The onion and garlic cook about 8 – 10 minutes. Let them turn a nice light brown color. Then add the carrot & thyme for a few minutes more, just let the carrot get soft.

So, the peeled whole tomatoes have to be crushed by hand – yuck! Sharon volunteered – she admitted to having experience doing this. I never put my hands in the sauce, so I let her demonstrate.

She added the tomatoes and juice and we brought it to a boil, lowered it, and let it simmer for 30 minutes – stirring often. Can I say that Beto’s color temperature operation has my kitchen coming in all spectrums, trippy…

Meanwhile we attempted homemade pasta (not a part of this Lucky Peach recipe).
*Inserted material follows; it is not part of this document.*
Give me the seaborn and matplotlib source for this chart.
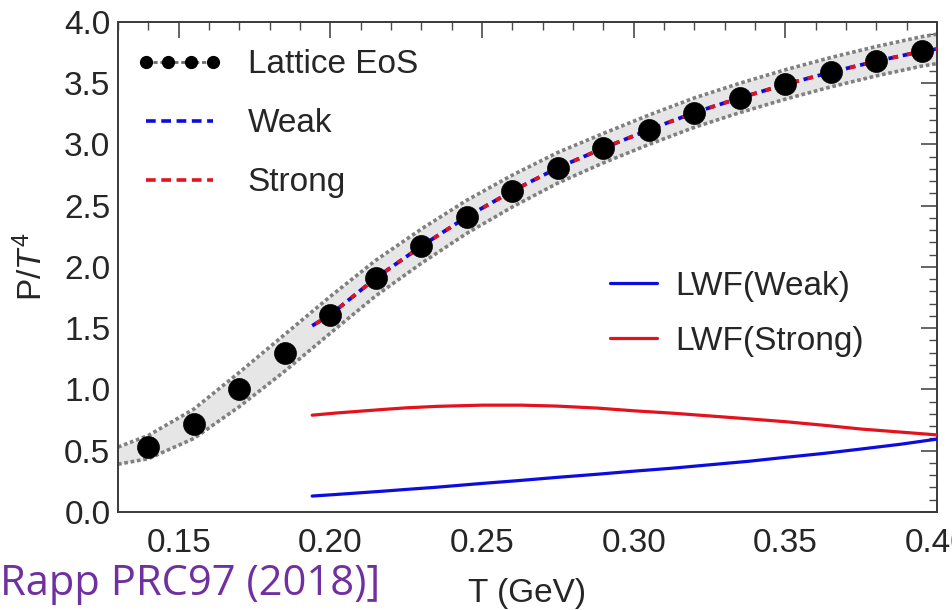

Here’s how cool it was:

I had just got that blue manicure and man, I totally wasted it in less than 24 hours. Our sauce and spaghetti was pretty epic.

Seriously, the sauce was delicious. Very easy and quick to make, and yummy. 

The eggplant parmesan came out pretty good too.

We can thank Mr. Chris Butler for delighting us in a do-rag that I think came from the stork stash for the Jenkins’ baby (OLIVER! he was born! Look for him to guest star in the next post).

The gang scarfed (that’s a technical foodie term).